Nothing but the lines from the top of the data to the line holding "0.926, 0.938, 0.951];" should be printed, word for word and both ends included; leave the pictures out.

___ DATA TO USE ___

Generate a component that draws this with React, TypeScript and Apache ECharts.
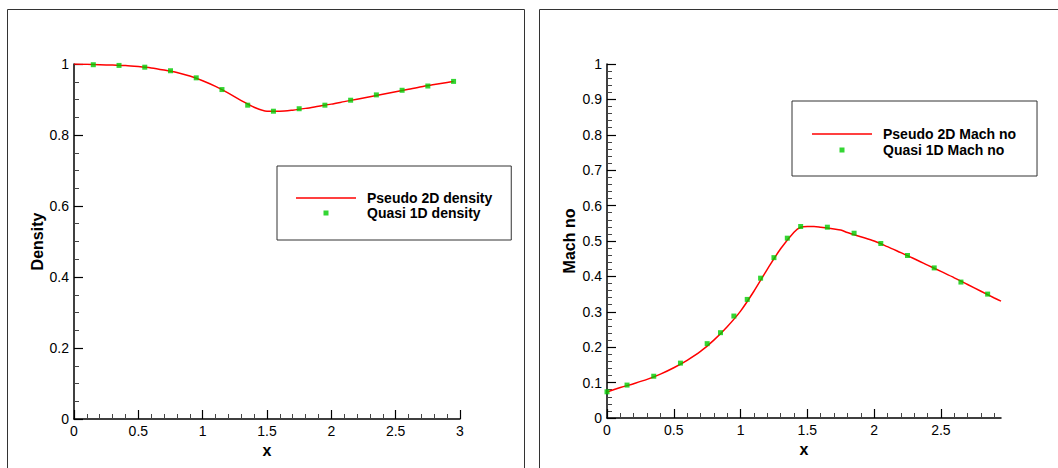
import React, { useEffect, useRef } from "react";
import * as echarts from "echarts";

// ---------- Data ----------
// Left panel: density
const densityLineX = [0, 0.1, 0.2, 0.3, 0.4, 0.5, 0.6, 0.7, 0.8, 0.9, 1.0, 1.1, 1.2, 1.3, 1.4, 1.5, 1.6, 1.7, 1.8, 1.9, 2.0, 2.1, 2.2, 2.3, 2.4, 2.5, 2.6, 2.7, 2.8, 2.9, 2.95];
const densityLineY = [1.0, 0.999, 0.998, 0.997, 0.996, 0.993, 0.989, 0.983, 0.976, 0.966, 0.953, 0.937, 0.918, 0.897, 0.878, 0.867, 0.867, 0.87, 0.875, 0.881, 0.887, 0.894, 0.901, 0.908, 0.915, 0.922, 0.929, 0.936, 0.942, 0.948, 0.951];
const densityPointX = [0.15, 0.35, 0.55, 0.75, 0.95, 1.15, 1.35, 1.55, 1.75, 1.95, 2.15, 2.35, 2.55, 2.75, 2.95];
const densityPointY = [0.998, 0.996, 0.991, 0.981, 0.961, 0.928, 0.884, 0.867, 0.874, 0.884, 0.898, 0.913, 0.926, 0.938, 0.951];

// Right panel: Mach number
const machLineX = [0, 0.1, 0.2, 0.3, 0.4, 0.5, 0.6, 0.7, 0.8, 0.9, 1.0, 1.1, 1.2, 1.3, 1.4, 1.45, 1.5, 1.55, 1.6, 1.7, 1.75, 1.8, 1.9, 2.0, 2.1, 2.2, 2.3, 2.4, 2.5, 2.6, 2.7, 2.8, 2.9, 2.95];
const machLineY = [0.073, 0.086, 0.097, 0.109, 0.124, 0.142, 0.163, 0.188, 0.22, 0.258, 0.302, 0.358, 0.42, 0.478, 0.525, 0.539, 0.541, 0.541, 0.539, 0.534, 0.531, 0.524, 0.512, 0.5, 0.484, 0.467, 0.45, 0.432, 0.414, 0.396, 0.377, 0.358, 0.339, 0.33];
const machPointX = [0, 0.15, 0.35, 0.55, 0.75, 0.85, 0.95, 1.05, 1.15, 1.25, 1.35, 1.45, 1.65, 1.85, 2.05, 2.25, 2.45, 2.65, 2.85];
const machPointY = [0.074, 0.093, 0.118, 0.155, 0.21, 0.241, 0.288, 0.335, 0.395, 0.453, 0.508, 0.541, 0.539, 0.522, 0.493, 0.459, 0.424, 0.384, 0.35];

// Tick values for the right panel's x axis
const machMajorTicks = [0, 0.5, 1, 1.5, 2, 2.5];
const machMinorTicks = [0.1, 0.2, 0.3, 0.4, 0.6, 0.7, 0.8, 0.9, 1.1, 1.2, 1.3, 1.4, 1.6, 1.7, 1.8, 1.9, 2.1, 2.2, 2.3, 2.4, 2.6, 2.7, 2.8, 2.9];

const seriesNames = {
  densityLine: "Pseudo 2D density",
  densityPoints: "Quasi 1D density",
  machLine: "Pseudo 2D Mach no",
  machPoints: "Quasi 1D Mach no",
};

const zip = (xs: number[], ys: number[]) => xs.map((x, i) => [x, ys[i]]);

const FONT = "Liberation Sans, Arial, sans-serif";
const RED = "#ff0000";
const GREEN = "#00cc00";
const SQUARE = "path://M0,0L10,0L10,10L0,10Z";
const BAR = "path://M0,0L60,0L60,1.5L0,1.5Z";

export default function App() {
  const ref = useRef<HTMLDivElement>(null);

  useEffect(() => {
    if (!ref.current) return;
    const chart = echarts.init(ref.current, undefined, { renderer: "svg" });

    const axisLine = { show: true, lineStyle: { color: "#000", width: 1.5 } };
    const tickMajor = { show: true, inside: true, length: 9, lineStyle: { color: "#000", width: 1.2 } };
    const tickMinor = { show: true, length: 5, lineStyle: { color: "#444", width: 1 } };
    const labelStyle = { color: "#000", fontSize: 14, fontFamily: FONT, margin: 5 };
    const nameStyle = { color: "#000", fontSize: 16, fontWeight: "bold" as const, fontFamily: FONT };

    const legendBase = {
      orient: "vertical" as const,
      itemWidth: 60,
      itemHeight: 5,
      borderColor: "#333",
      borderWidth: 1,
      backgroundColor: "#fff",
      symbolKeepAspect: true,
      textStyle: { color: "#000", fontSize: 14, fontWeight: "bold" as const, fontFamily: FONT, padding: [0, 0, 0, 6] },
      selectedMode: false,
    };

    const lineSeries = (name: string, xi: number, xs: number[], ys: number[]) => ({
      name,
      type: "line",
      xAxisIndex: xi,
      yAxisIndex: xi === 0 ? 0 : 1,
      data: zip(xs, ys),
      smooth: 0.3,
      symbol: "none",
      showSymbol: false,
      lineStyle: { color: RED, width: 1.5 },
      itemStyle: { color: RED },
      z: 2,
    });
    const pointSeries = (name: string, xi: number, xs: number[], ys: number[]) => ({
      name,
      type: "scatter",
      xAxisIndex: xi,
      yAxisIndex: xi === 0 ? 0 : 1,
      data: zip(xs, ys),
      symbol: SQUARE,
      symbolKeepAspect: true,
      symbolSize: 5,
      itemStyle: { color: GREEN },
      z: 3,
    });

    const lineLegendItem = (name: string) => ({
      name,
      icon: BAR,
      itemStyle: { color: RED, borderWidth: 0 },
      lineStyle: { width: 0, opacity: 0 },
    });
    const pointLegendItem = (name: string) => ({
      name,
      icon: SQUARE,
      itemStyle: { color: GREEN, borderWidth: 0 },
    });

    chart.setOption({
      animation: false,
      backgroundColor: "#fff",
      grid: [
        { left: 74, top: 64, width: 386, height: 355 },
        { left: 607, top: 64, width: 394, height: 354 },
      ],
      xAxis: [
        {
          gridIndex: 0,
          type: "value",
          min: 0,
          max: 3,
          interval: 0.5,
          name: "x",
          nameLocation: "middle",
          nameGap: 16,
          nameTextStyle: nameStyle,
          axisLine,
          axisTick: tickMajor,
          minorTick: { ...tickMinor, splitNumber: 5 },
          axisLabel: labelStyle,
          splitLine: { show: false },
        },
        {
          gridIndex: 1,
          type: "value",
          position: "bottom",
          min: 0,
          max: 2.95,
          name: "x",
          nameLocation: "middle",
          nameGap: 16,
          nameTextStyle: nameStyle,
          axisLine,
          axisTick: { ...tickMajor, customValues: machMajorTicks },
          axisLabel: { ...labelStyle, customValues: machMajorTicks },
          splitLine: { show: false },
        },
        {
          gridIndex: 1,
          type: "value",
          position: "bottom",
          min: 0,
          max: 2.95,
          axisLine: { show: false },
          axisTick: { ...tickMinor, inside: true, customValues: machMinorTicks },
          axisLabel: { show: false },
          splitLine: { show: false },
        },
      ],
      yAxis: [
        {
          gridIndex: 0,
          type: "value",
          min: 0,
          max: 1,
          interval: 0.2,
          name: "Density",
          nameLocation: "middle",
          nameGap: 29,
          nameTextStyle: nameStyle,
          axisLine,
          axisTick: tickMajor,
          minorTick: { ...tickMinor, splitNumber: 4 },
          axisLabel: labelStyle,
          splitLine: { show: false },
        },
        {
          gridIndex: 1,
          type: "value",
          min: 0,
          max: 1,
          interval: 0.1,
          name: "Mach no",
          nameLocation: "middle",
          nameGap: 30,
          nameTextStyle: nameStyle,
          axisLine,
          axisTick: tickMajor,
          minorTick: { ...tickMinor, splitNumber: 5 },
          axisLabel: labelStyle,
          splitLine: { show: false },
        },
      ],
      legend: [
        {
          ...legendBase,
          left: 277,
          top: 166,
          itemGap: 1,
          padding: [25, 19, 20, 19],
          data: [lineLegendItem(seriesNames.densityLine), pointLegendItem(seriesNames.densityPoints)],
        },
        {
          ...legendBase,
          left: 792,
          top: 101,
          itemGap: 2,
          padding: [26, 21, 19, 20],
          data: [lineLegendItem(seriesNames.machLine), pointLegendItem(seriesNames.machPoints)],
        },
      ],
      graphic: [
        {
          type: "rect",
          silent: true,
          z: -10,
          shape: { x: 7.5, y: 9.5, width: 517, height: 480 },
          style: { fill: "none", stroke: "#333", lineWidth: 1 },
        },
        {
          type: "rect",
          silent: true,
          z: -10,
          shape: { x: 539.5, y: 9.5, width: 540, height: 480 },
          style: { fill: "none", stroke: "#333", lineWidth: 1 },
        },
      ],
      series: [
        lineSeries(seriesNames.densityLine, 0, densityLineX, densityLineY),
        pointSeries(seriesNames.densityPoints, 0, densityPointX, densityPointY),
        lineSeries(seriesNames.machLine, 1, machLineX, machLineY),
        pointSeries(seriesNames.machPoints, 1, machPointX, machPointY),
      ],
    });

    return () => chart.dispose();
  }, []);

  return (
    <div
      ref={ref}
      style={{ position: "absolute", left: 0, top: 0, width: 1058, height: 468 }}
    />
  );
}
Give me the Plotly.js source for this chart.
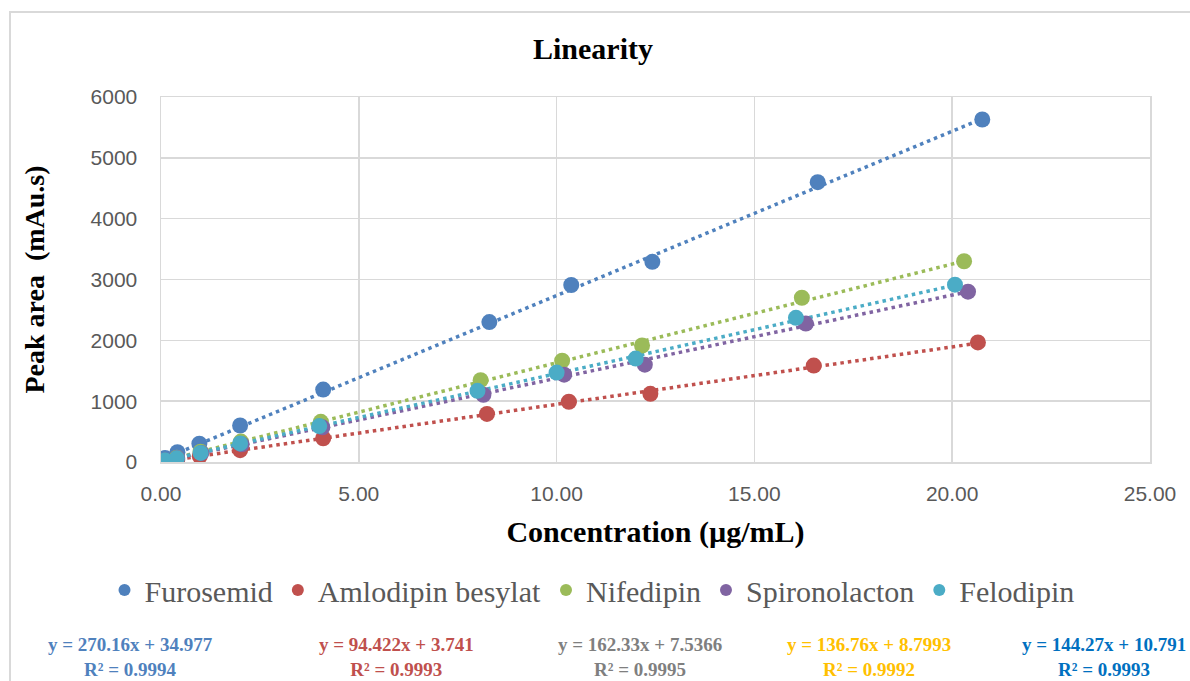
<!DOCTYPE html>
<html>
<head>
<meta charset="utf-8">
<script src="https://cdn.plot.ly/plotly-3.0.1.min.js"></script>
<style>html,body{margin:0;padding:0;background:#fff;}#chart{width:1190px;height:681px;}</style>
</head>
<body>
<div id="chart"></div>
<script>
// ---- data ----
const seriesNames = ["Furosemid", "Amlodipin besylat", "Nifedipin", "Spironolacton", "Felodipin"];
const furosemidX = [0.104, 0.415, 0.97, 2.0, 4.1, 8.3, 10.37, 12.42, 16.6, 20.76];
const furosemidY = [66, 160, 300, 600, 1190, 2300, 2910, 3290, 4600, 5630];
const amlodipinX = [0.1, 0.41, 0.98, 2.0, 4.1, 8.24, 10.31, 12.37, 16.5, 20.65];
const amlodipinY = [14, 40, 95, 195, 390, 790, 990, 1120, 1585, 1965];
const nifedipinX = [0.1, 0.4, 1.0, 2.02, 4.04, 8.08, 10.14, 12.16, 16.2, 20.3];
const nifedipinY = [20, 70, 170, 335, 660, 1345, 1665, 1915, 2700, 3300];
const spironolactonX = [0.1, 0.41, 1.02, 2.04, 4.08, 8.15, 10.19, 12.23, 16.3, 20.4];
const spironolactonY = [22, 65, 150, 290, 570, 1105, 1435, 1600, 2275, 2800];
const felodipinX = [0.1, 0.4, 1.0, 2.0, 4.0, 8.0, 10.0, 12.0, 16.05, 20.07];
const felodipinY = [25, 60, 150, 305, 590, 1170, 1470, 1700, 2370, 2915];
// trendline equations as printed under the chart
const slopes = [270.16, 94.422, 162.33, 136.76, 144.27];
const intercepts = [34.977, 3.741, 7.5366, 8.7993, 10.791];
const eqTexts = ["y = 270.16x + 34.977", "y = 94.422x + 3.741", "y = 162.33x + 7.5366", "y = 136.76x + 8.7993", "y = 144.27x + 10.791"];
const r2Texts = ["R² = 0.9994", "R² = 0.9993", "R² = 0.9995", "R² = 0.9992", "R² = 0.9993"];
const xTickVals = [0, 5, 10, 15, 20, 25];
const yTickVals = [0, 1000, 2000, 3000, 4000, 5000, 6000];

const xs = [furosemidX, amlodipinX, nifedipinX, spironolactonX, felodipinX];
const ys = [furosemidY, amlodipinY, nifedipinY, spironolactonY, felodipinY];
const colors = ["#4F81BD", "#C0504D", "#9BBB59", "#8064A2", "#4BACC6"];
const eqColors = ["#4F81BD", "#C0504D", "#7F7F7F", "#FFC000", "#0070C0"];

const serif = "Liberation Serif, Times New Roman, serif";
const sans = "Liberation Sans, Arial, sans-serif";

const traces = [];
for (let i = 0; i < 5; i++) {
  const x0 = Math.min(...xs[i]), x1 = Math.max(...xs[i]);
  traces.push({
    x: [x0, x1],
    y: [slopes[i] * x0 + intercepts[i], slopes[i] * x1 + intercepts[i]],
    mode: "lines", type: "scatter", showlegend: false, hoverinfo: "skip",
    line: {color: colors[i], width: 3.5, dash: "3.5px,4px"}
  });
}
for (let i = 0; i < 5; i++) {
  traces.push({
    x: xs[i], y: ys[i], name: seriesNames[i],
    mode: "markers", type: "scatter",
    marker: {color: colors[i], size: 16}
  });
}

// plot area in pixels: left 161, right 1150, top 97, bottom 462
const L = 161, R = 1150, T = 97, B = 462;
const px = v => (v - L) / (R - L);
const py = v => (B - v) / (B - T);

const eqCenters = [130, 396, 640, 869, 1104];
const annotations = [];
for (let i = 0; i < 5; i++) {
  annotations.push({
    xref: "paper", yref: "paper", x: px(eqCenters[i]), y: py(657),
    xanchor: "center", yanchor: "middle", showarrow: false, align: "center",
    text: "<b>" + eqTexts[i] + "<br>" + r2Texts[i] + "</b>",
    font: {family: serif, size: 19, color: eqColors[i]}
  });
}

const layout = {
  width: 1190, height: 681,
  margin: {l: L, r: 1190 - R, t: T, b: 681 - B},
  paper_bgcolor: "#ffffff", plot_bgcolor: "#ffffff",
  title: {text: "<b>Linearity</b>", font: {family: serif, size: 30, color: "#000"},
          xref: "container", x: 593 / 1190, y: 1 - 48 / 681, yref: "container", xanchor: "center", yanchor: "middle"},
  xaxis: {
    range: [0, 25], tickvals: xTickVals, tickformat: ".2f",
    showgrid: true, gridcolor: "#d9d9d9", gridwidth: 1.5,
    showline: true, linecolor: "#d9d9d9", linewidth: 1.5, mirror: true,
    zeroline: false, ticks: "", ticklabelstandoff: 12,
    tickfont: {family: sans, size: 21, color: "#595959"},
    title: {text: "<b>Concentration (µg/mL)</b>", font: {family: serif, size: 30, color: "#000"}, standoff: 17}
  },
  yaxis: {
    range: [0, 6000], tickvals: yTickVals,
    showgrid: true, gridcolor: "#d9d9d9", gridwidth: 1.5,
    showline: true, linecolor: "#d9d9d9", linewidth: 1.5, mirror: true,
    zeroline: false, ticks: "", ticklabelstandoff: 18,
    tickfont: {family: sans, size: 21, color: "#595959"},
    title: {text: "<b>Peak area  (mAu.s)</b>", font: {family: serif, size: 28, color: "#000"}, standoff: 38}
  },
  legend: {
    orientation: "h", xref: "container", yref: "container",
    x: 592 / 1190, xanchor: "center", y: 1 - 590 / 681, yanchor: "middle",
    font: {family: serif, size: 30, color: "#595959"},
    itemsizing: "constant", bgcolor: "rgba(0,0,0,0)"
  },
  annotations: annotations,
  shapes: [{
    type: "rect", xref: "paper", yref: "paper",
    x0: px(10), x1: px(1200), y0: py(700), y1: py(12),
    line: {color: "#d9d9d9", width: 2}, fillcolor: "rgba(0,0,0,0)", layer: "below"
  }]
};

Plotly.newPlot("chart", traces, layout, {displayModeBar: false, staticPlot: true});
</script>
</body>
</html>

___

#### WRITTEN ANSWER
Generate a component that draws this with React, TypeScript and Apache ECharts.
import React, { useEffect, useRef } from "react";
import * as echarts from "echarts";

// ---------- Data ----------
// Left panel: density
const densityLineX = [0, 0.1, 0.2, 0.3, 0.4, 0.5, 0.6, 0.7, 0.8, 0.9, 1.0, 1.1, 1.2, 1.3, 1.4, 1.5, 1.6, 1.7, 1.8, 1.9, 2.0, 2.1, 2.2, 2.3, 2.4, 2.5, 2.6, 2.7, 2.8, 2.9, 2.95];
const densityLineY = [1.0, 0.999, 0.998, 0.997, 0.996, 0.993, 0.989, 0.983, 0.976, 0.966, 0.953, 0.937, 0.918, 0.897, 0.878, 0.867, 0.867, 0.87, 0.875, 0.881, 0.887, 0.894, 0.901, 0.908, 0.915, 0.922, 0.929, 0.936, 0.942, 0.948, 0.951];
const densityPointX = [0.15, 0.35, 0.55, 0.75, 0.95, 1.15, 1.35, 1.55, 1.75, 1.95, 2.15, 2.35, 2.55, 2.75, 2.95];
const densityPointY = [0.998, 0.996, 0.991, 0.981, 0.961, 0.928, 0.884, 0.867, 0.874, 0.884, 0.898, 0.913, 0.926, 0.938, 0.951];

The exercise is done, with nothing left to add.